* begin WORKING DATA *

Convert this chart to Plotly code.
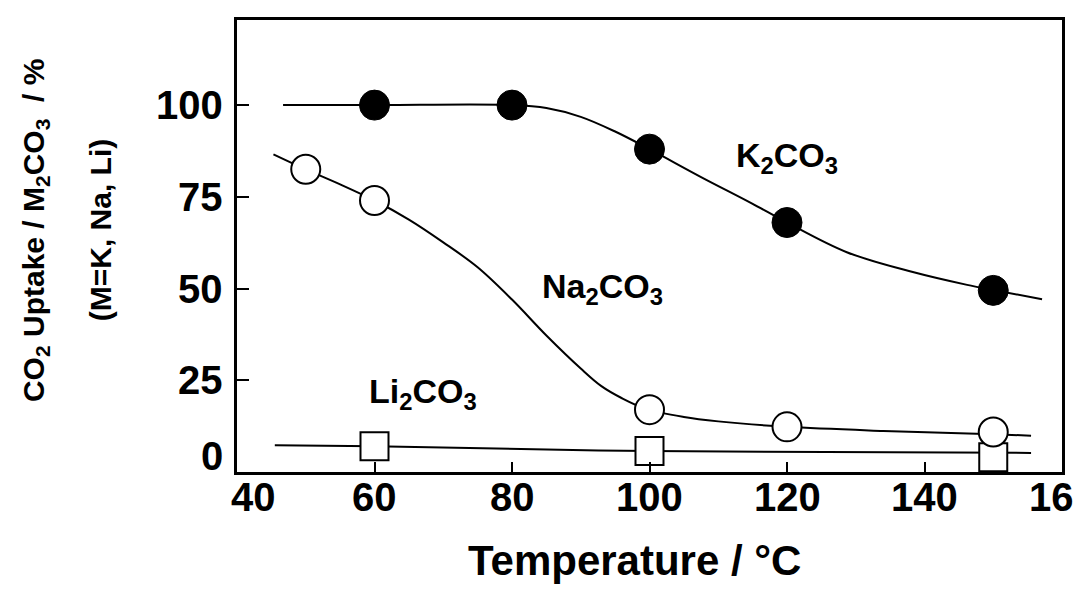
import plotly.graph_objects as go

# ---- data ----
temps_K = [60, 80, 100, 120, 150]
uptake_K = [100, 100, 88, 68, 49.5]
temps_Na = [50, 60, 100, 120, 150]
uptake_Na = [82.5, 74, 17, 12.3, 10.9]
temps_Li = [60, 100, 150]
uptake_Li = [7.0, 5.7, 4.0]

# hand-drawn guide curves
curveK_x = [46.7, 60, 80, 85, 90, 95, 100, 107.5, 114.8, 120, 128.7, 138.3, 146.2, 150, 157.1]
curveK_y = [100, 100, 100, 99.2, 96.8, 92.8, 88, 80.4, 73.3, 68, 59.9, 54.5, 51.0, 49.6, 47.1]
curveNa_x = [45.3, 50, 55, 60, 65, 70, 75, 80, 85, 90, 93, 96, 99.5, 105, 110, 120, 134, 150, 155.5]
curveNa_y = [86.6, 82.5, 78.4, 74, 68.8, 62.6, 55.8, 47.0, 37.2, 28.2, 23.4, 20.1, 17.2, 15.0, 13.8, 12.3, 11.2, 10.3, 9.9]
curveLi_x = [45.5, 60, 100, 155.5]
curveLi_y = [7.3, 7.0, 5.7, 5.2]

x_ticks = [40, 60, 80, 100, 120, 140, 160]
y_ticks = [0, 25, 50, 75, 100]

FONT = "Liberation Sans, Arial, Helvetica, sans-serif"

fig = go.Figure()

line_style = dict(color="black", width=2, shape="spline", smoothing=1.0)
fig.add_trace(go.Scatter(x=curveLi_x, y=curveLi_y, mode="lines", line=line_style, hoverinfo="skip"))
fig.add_trace(go.Scatter(x=curveNa_x, y=curveNa_y, mode="lines", line=line_style, hoverinfo="skip"))
fig.add_trace(go.Scatter(x=curveK_x, y=curveK_y, mode="lines", line=line_style, hoverinfo="skip"))

fig.add_trace(go.Scatter(x=temps_Li, y=uptake_Li, mode="markers",
                         marker=dict(symbol="square", size=28, color="white",
                                     line=dict(color="black", width=2))))
fig.add_trace(go.Scatter(x=temps_Na, y=uptake_Na, mode="markers",
                         marker=dict(symbol="circle", size=29, color="white",
                                     line=dict(color="black", width=2))))
fig.add_trace(go.Scatter(x=temps_K, y=uptake_K, mode="markers",
                         marker=dict(symbol="circle", size=30, color="black",
                                     line=dict(color="black", width=1))))

C = dict(xanchor="center", yanchor="middle", showarrow=False)

lab_font = dict(family=FONT, size=34, color="black")
fig.add_annotation(x=120, y=85.6, text="<b>K<sub>2</sub>CO<sub>3</sub></b>", font=lab_font, **C)
fig.add_annotation(x=93.2, y=50, text="<b>Na<sub>2</sub>CO<sub>3</sub></b>", font=lab_font, **C)
fig.add_annotation(x=67, y=21.5, text="<b>Li<sub>2</sub>CO<sub>3</sub></b>", font=lab_font, **C)

title_font = dict(family=FONT, size=30, color="black")
fig.add_annotation(xref="paper", yref="paper", x=-0.245, y=0.535, textangle=-90,
                   text="<b>CO<sub>2</sub> Uptake / M<sub>2</sub>CO<sub>3</sub>  / %</b>",
                   font=title_font, **C)
fig.add_annotation(xref="paper", yref="paper", x=-0.166, y=0.535, textangle=-90,
                   text="<b>(M=K, Na, Li)</b>", font=title_font, **C)
fig.add_annotation(xref="paper", yref="paper", x=0.482, y=-0.195,
                   text="<b>Temperature / °C</b>",
                   font=dict(family=FONT, size=42, color="black"), **C)

tick_font = dict(family=FONT, size=40, color="black")
for v in x_ticks:
    fig.add_annotation(x=v, xref="x", yref="paper", y=0, yshift=-25,
                       xshift=(16 if v == x_ticks[0] else 0),
                       text=f"<b>{v}</b>", font=tick_font,
                       xanchor="center", yanchor="middle", showarrow=False)
for v in y_ticks:
    fig.add_annotation(xref="paper", x=0, yref="y", y=v, xshift=-12,
                       yshift=(16 if v == y_ticks[0] else 0),
                       text=f"<b>{v}</b>", font=tick_font,
                       xanchor="right", yanchor="middle", showarrow=False)

# the page body has a default 8px margin; margins compensate so the box lands
# at x 237-1062, y 20-472 in the window
fig.update_layout(
    width=1082, height=596,
    margin=dict(l=229, r=28, t=12, b=132, autoexpand=False),
    paper_bgcolor="white", plot_bgcolor="white",
    showlegend=False,
    font=dict(family=FONT, color="black"),
)
fig.update_xaxes(range=[40, 160], tickvals=x_ticks, showticklabels=False,
                 ticks="inside", ticklen=10, tickwidth=2, tickcolor="black",
                 showline=True, linecolor="black", linewidth=2.5, mirror=True,
                 showgrid=False, zeroline=False, automargin=False)
fig.update_yaxes(range=[0, 123.2], tickvals=y_ticks, showticklabels=False,
                 ticks="inside", ticklen=12, tickwidth=2, tickcolor="black",
                 showline=True, linecolor="black", linewidth=2.5, mirror=True,
                 showgrid=False, zeroline=False, automargin=False)

fig.write_html("out.html")
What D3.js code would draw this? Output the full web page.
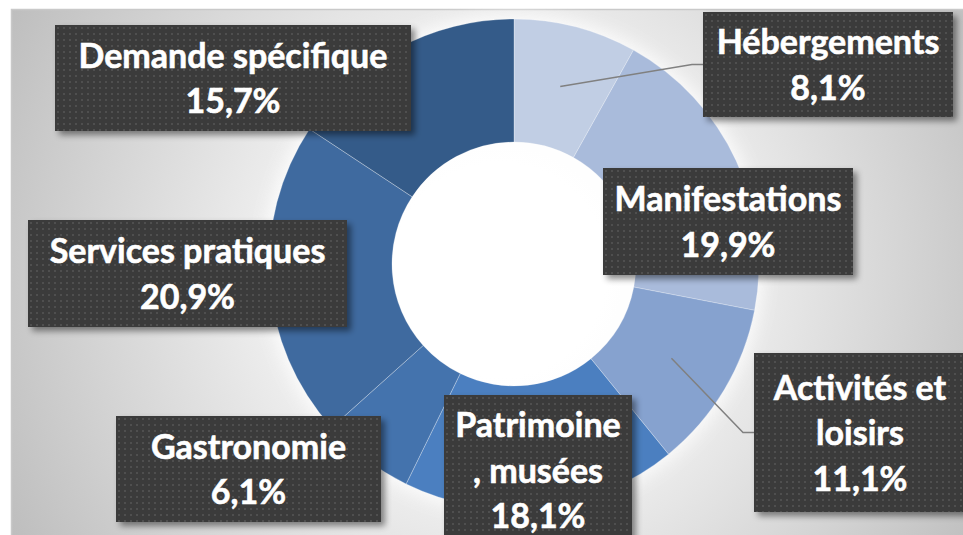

* end WORKING DATA *

• _STATED EXERCISE_: Pictures don't belong in the copy. Restate all the entries exactly.

• _COMPLETE OUTPUT_:
Convert this chart to Plotly code.
import plotly.graph_objects as go

# ---- data ----
temps_K = [60, 80, 100, 120, 150]
uptake_K = [100, 100, 88, 68, 49.5]
temps_Na = [50, 60, 100, 120, 150]
uptake_Na = [82.5, 74, 17, 12.3, 10.9]
temps_Li = [60, 100, 150]
uptake_Li = [7.0, 5.7, 4.0]

# hand-drawn guide curves
curveK_x = [46.7, 60, 80, 85, 90, 95, 100, 107.5, 114.8, 120, 128.7, 138.3, 146.2, 150, 157.1]
curveK_y = [100, 100, 100, 99.2, 96.8, 92.8, 88, 80.4, 73.3, 68, 59.9, 54.5, 51.0, 49.6, 47.1]
curveNa_x = [45.3, 50, 55, 60, 65, 70, 75, 80, 85, 90, 93, 96, 99.5, 105, 110, 120, 134, 150, 155.5]
curveNa_y = [86.6, 82.5, 78.4, 74, 68.8, 62.6, 55.8, 47.0, 37.2, 28.2, 23.4, 20.1, 17.2, 15.0, 13.8, 12.3, 11.2, 10.3, 9.9]
curveLi_x = [45.5, 60, 100, 155.5]
curveLi_y = [7.3, 7.0, 5.7, 5.2]

x_ticks = [40, 60, 80, 100, 120, 140, 160]
y_ticks = [0, 25, 50, 75, 100]

FONT = "Liberation Sans, Arial, Helvetica, sans-serif"

fig = go.Figure()

line_style = dict(color="black", width=2, shape="spline", smoothing=1.0)
fig.add_trace(go.Scatter(x=curveLi_x, y=curveLi_y, mode="lines", line=line_style, hoverinfo="skip"))
fig.add_trace(go.Scatter(x=curveNa_x, y=curveNa_y, mode="lines", line=line_style, hoverinfo="skip"))
fig.add_trace(go.Scatter(x=curveK_x, y=curveK_y, mode="lines", line=line_style, hoverinfo="skip"))

fig.add_trace(go.Scatter(x=temps_Li, y=uptake_Li, mode="markers",
                         marker=dict(symbol="square", size=28, color="white",
                                     line=dict(color="black", width=2))))
fig.add_trace(go.Scatter(x=temps_Na, y=uptake_Na, mode="markers",
                         marker=dict(symbol="circle", size=29, color="white",
                                     line=dict(color="black", width=2))))
fig.add_trace(go.Scatter(x=temps_K, y=uptake_K, mode="markers",
                         marker=dict(symbol="circle", size=30, color="black",
                                     line=dict(color="black", width=1))))

C = dict(xanchor="center", yanchor="middle", showarrow=False)

lab_font = dict(family=FONT, size=34, color="black")
fig.add_annotation(x=120, y=85.6, text="<b>K<sub>2</sub>CO<sub>3</sub></b>", font=lab_font, **C)
fig.add_annotation(x=93.2, y=50, text="<b>Na<sub>2</sub>CO<sub>3</sub></b>", font=lab_font, **C)
fig.add_annotation(x=67, y=21.5, text="<b>Li<sub>2</sub>CO<sub>3</sub></b>", font=lab_font, **C)

title_font = dict(family=FONT, size=30, color="black")
fig.add_annotation(xref="paper", yref="paper", x=-0.245, y=0.535, textangle=-90,
                   text="<b>CO<sub>2</sub> Uptake / M<sub>2</sub>CO<sub>3</sub>  / %</b>",
                   font=title_font, **C)
fig.add_annotation(xref="paper", yref="paper", x=-0.166, y=0.535, textangle=-90,
                   text="<b>(M=K, Na, Li)</b>", font=title_font, **C)
fig.add_annotation(xref="paper", yref="paper", x=0.482, y=-0.195,
                   text="<b>Temperature / °C</b>",
                   font=dict(family=FONT, size=42, color="black"), **C)

tick_font = dict(family=FONT, size=40, color="black")
for v in x_ticks:
    fig.add_annotation(x=v, xref="x", yref="paper", y=0, yshift=-25,
                       xshift=(16 if v == x_ticks[0] else 0),
                       text=f"<b>{v}</b>", font=tick_font,
                       xanchor="center", yanchor="middle", showarrow=False)
for v in y_ticks:
    fig.add_annotation(xref="paper", x=0, yref="y", y=v, xshift=-12,
                       yshift=(16 if v == y_ticks[0] else 0),
                       text=f"<b>{v}</b>", font=tick_font,
                       xanchor="right", yanchor="middle", showarrow=False)

# the page body has a default 8px margin; margins compensate so the box lands
# at x 237-1062, y 20-472 in the window
fig.update_layout(
    width=1082, height=596,
    margin=dict(l=229, r=28, t=12, b=132, autoexpand=False),
    paper_bgcolor="white", plot_bgcolor="white",
    showlegend=False,
    font=dict(family=FONT, color="black"),
)
fig.update_xaxes(range=[40, 160], tickvals=x_ticks, showticklabels=False,
                 ticks="inside", ticklen=10, tickwidth=2, tickcolor="black",
                 showline=True, linecolor="black", linewidth=2.5, mirror=True,
                 showgrid=False, zeroline=False, automargin=False)
fig.update_yaxes(range=[0, 123.2], tickvals=y_ticks, showticklabels=False,
                 ticks="inside", ticklen=12, tickwidth=2, tickcolor="black",
                 showline=True, linecolor="black", linewidth=2.5, mirror=True,
                 showgrid=False, zeroline=False, automargin=False)

fig.write_html("out.html")
What D3.js code would draw this? Output the full web page.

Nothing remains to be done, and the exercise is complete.